Buka handphone, tracking jalur terbaik. Menyusuri Gn. Karang menurut Google adalah rute terbaik. Oke, terlihat estimasi waktu memakan waktu 3 jam, walaupun pada kenyataannya menjadi 5 jam bukan karena macet, tapi ternyata karena memang jalannya masih kurang baik. Tak perlulah menengok jauh-jauh ke pelosok Kalimantan, Banten yang sebetulnya tidak jauh-jauh amat dari pusat pemerintah saja kondisinya seperti ini. Berharap ada sinyal 4G saja mungkin penduduk di sini sudah sungkan. Padahal jalur Gn. Karang ini punya potensi yang sangat baik untuk memajukan masyarakat Banten apabila jalurnya dilebarkan dan diperbaiki, sekaligus memberikan akses terbaik untuk orang yang mau memotong jalur menuju, Tanjung Lesung, Ujung Kulon atau memutar ke Sawarna sekalipun.
Sampai sudah di pantai nostalgia setelah melewati waktu 5 jam lebih. Pada niat awalnya ya saya hanya ingin ajak si mami berjalan-jalan tanpa harapan apapun suasana yang asik, atau berasa hanimun yang kedua. Ternyata lebih dari dua dekade, pantai ini masih sama. Lebih banyak berubah sih sebenarnya, lebih kotor. Pantai Carita sudah tidak layak untuk disematkan sebagai "Brown Beach", tapi julukan "Black Beach" akan lebih pas. Haha.
Saya membuat video singkat di atas, untuk mengingat kembali siapa tahun di dekade berikutnya apakah ada perubahan berarti di pantai ini. Pantai yang memang tidak layak untuk dipandang, tapi sampai sekarang pengunjungnya tetap tidak berhenti, anehnya ini. Saya sendiri bingung, mengapa pantai seburuk ini tetap ramai, apa karena masyarakat yang memang butuh hiburan yang murah, atau tak tahu harus pergi kemana. Karena sebenarnya masuk ke pantai ini juga tidak murah-murah amat, bayangkan satu mobil untuk parkir dan tiket masuk saja sudah dikenai seratus ribu. Kalah itu tiket masuk Ancol.
Pada akhirnya ya kita berdua nikmati saja, berfoto-foto jadi hal wajib. Ditutupi sedikit cahaya sunset supaya tidak terlalu kentara hitamnya pasir di bawahnya. Sekaligus ini menjadi turing ke dua bersama dedeknya yang masih di dalam perut.
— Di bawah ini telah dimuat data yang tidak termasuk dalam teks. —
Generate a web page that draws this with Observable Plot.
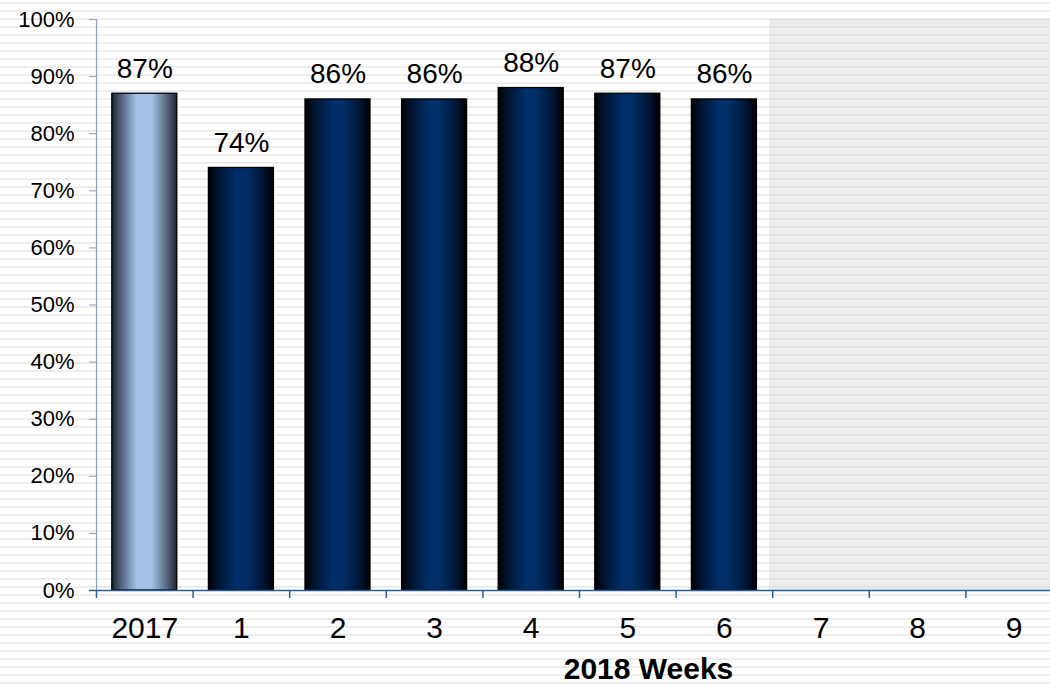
<!DOCTYPE html>
<html><head><meta charset="utf-8">
<script src="https://cdn.jsdelivr.net/npm/d3@7"></script>
<script src="https://cdn.jsdelivr.net/npm/@observablehq/plot@0.6"></script>
<style>
html,body{margin:0;padding:0;overflow:hidden;}
body{width:1050px;height:684px;background:repeating-linear-gradient(to bottom,#ffffff 0px,#ffffff 2px,#ededed 2px,#ededed 4px,#ffffff 4px,#ffffff 8px);font-family:"Liberation Sans",Arial,sans-serif;}
#chart svg{display:block;}
</style></head><body><div id="chart"></div>
<script>
const categories = ["2017","1","2","3","4","5","6","7","8","9"];
const values = [0.87,0.74,0.86,0.86,0.88,0.87,0.86,null,null,null];
const yTicks = [0,0.1,0.2,0.3,0.4,0.5,0.6,0.7,0.8,0.9,1.0];
const shadedFrom = "7";
const xLabel = "2018 Weeks";

const data = categories.map((c,i)=>({c, i, v: values[i]}));
const bars = data.filter(d=>d.v!=null);
const baseline = bars.filter(d=>d.c==="2017");
const weeks = bars.filter(d=>d.c!=="2017");
const shade = [{x1: categories.indexOf(shadedFrom), x2: categories.length}];
const pct = d3.format(".0%");

const chart = Plot.plot({
  width: 1050, height: 684,
  marginLeft: 96, marginRight: -12, marginTop: 19, marginBottom: 94,
  style: {background: "transparent", fontFamily: '"Liberation Sans", Arial, sans-serif', color: "#000"},
  x: {type: "linear", domain: [0, categories.length], axis: null},
  y: {domain: [0, 1], axis: null},
  marks: [
    Plot.rect(shade, {x1: "x1", x2: "x2", y1: 0, y2: 1, fill: "#cfcfcf", fillOpacity: 0.4, insetLeft: -3}),
    Plot.rectY(baseline, {x1: d=>d.i, x2: d=>d.i+1, y: "v", insetLeft: 15.8, insetRight: 15.8, fill: "url(#grad2017)", stroke: "#000", strokeWidth: 1.3}),
    Plot.rectY(weeks, {x1: d=>d.i, x2: d=>d.i+1, y: "v", insetLeft: 15.8, insetRight: 15.8, fill: "url(#gradWeek)", stroke: "#000", strokeWidth: 1.3}),
    Plot.text(bars, {x: d=>d.i+0.5, y: "v", text: d=>pct(d.v), dy: -16, lineAnchor: "bottom", fontSize: 28, fill: "#000"}),
    Plot.axisY({ticks: yTicks, tickFormat: pct, tickSize: 7, tickPadding: 15, fontSize: 22, stroke: "#8e9cc0", fill: "#000", label: null}),
    Plot.ruleX([0], {y1: 0, y2: 1, stroke: "#8e9cc0", strokeWidth: 1.2}),
    Plot.axisX({ticks: d3.range(0, categories.length), tickFormat: ()=>"", tickSize: 8, stroke: "#2a5d97", strokeWidth: 1.5, label: null}),
    Plot.ruleY([0], {stroke: "#2a5d97", strokeWidth: 1.6, insetLeft: -7}),
    Plot.axisX({ticks: categories.map((c,i)=>i+0.5), tickFormat: t=>categories[Math.floor(t)], tickSize: 0, tickPadding: 26, fontSize: 30, fill: "#000", label: null}),
    Plot.text([xLabel], {frameAnchor: "bottom", dx: 69, dy: 79, lineAnchor: "middle", fontWeight: "bold", fontSize: 30, fill: "#000"})
  ]
});

const svg = d3.select(chart);
const defs = svg.insert("defs", ":first-child");
function grad(id, stops){
  const g = defs.append("linearGradient").attr("id", id).attr("x1", "0%").attr("x2", "100%").attr("y1", "0%").attr("y2", "0%");
  stops.forEach(([o,c]) => g.append("stop").attr("offset", o).attr("stop-color", c));
}
grad("grad2017", [["0%","#1e232c"],["12%","#4a5a72"],["38%","#a4c0e6"],["62%","#a4c0e6"],["88%","#4a5a72"],["100%","#1e232c"]]);
grad("gradWeek", [["0%","#000000"],["15%","#001533"],["42%","#002e66"],["58%","#002e66"],["85%","#001533"],["100%","#000000"]]);
document.getElementById("chart").appendChild(chart);
</script></body></html>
Karena yang pertama saya sudah ajak turing numpak motor ke Puncak, karena sudah membesar ya momobilan dulu. Biar kalau sudah lahir nanti Papi ajak jalan-jalan terus yah dek, kita keliling Indonesia. Muehehe.
Saya pernah membayangkan, mengapa Dinas Pariwisata tidak memaksimalkan aset-aset ini? Padahal perputaran ekonominya lumayan besar. Apalagi jika melihat deretan resort dan villa yang bertarif fantastis, ada yang  tujuh juta untuk satu malam. Bentuklah regulasi yang mengatur aktivitas pengunjung dan pengelola untuk sama-sama menjaga pantai. Mengapa sepertinya pemerintah terlalu fokus untuk mempromosikan pantai yang memang sudah bagus dari dulunya. Harusnya kan ya yang buruk juga ikut diperbaiki kualitasnya. Kalau pantai sudah bagus, mau enggak dipromosikan juga pantai tersebut bakalan tersebar di dunia traveller. Lagipula pantai-pantai bagus di Banten juga buat apa dipromosikan kalau ternyata malah jadi "Private Beach", keindahannya hanya dirasakan kalangan tertentu.
Tapi, lebih dari itu walaupun pantainya hitam pun. Yang penting si mami hepi, pelipur lara ditinggal mudik. Tahun depan baru, kita ke Gunung Kidul ya...
Lalu terjebak perjalanan pulang selama lebih dari 9 jam karena macet. Damn!